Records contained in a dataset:
+-------+

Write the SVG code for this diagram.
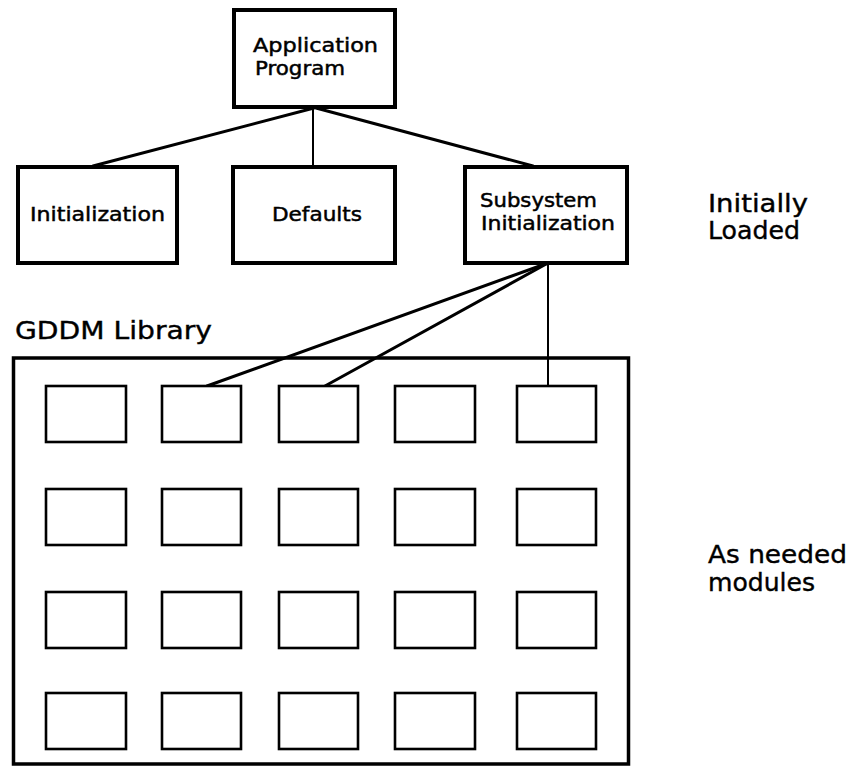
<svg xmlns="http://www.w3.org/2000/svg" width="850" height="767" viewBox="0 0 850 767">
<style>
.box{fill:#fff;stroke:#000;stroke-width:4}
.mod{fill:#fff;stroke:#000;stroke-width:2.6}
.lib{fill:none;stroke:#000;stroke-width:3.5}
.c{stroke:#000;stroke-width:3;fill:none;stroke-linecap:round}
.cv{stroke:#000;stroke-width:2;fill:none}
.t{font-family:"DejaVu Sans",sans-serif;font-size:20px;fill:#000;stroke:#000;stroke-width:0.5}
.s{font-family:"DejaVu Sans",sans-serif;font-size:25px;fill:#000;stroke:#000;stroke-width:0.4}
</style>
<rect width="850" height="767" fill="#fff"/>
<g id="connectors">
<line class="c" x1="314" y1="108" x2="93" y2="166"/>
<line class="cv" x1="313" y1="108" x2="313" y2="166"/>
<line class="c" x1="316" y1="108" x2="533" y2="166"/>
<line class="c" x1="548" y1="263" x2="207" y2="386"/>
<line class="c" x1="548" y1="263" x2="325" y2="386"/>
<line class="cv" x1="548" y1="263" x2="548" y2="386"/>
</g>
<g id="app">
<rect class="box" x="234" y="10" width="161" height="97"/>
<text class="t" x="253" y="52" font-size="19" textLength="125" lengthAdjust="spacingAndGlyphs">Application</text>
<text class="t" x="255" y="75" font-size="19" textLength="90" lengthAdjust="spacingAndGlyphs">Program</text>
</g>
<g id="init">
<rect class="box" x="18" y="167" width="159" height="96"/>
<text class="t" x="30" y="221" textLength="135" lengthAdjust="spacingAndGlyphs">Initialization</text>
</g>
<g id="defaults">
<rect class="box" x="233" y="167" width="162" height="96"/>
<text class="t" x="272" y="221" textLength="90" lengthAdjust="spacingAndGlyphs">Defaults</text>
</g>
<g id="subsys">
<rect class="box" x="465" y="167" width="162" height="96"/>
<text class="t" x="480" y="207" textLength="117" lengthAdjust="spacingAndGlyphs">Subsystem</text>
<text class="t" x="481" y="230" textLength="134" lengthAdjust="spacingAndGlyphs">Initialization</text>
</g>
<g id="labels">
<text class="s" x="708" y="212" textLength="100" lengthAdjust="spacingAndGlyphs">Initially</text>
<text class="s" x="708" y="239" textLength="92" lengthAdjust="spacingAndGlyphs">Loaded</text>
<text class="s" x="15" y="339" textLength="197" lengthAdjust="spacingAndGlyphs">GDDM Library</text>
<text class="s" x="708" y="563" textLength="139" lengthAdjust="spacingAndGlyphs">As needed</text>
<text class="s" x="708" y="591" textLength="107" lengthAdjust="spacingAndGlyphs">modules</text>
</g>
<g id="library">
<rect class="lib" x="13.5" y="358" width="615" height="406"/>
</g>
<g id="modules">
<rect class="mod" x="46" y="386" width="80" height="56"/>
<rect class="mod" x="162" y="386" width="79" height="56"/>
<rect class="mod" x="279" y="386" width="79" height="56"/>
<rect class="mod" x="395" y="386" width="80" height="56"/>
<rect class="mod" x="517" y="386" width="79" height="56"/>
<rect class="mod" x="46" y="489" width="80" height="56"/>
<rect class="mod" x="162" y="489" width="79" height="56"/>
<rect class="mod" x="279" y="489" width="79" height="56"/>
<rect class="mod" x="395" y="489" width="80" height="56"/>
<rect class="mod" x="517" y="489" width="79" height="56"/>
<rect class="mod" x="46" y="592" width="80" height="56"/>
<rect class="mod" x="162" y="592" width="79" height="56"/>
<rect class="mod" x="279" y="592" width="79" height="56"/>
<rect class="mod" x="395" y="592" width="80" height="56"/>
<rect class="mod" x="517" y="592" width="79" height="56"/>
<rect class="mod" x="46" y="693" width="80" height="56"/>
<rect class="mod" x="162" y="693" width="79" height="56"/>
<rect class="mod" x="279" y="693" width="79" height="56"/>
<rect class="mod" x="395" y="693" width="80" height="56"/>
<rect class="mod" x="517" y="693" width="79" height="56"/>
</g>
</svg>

+-------+

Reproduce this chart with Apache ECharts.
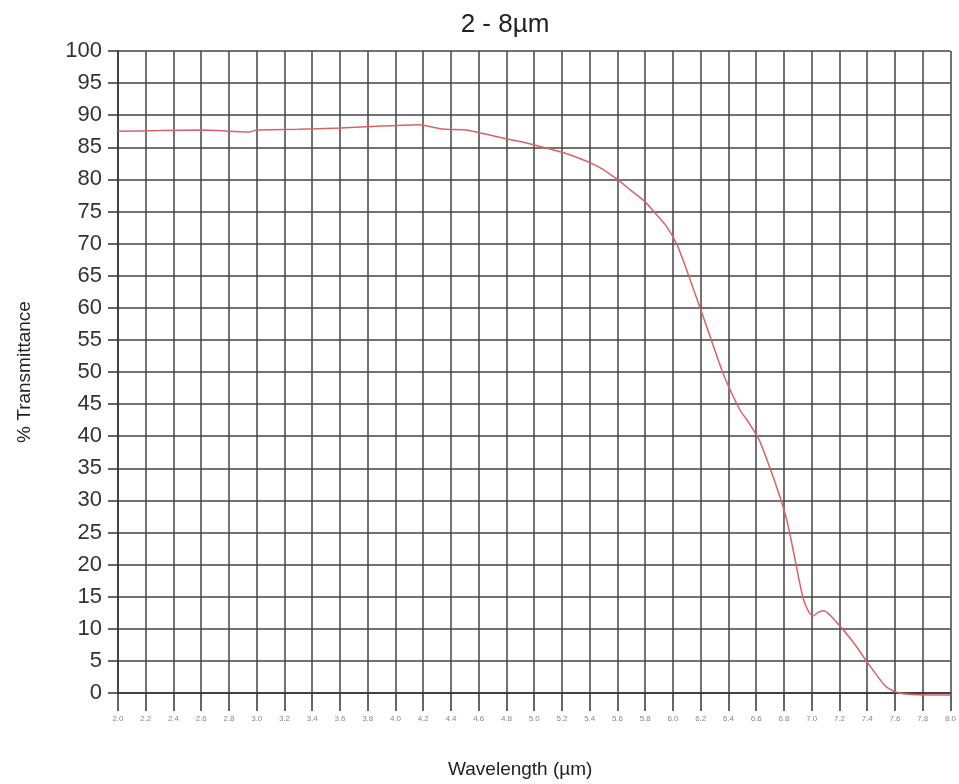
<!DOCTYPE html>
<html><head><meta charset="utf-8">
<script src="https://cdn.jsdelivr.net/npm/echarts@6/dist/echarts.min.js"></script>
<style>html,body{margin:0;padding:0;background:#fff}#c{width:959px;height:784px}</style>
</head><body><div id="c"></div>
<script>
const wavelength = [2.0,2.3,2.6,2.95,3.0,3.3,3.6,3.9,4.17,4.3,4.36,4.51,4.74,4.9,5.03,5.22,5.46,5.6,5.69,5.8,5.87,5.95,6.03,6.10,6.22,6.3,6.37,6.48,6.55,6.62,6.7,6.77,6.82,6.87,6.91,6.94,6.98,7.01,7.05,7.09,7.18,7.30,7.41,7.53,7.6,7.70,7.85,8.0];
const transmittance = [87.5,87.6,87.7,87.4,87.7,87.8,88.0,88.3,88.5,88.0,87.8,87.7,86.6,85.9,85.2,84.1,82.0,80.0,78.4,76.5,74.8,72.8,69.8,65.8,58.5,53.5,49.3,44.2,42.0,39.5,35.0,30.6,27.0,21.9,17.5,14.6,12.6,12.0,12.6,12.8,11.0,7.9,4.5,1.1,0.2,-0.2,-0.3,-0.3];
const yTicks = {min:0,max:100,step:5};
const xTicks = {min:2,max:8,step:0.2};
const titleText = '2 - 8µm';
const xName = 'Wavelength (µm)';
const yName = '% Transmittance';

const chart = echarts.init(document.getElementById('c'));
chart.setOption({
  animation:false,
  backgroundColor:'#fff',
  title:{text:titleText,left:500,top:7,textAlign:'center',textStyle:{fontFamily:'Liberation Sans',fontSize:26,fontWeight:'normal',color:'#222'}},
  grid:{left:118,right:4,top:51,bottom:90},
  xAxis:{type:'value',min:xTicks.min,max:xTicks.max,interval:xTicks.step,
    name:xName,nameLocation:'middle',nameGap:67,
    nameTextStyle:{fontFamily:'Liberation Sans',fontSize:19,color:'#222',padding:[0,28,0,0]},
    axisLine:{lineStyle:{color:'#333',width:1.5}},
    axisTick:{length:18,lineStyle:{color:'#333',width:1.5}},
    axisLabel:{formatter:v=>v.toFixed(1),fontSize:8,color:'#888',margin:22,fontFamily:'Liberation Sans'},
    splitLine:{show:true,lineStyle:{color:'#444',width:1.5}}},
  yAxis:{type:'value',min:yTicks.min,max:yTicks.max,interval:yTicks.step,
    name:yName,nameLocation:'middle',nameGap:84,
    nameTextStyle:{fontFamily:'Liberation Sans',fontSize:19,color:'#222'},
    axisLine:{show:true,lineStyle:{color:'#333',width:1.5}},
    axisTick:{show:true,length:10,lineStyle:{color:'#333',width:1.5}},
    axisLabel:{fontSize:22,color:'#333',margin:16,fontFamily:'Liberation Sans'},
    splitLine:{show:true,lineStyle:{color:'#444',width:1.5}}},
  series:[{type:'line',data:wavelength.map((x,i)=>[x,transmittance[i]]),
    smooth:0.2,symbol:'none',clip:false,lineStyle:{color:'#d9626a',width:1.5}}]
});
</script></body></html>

+-------+

## Exercise objective:
In the lines above, find each one with "this" and list it.

## Written reply:
Write the SVG code for this diagram.
Reproduce this chart with Apache ECharts.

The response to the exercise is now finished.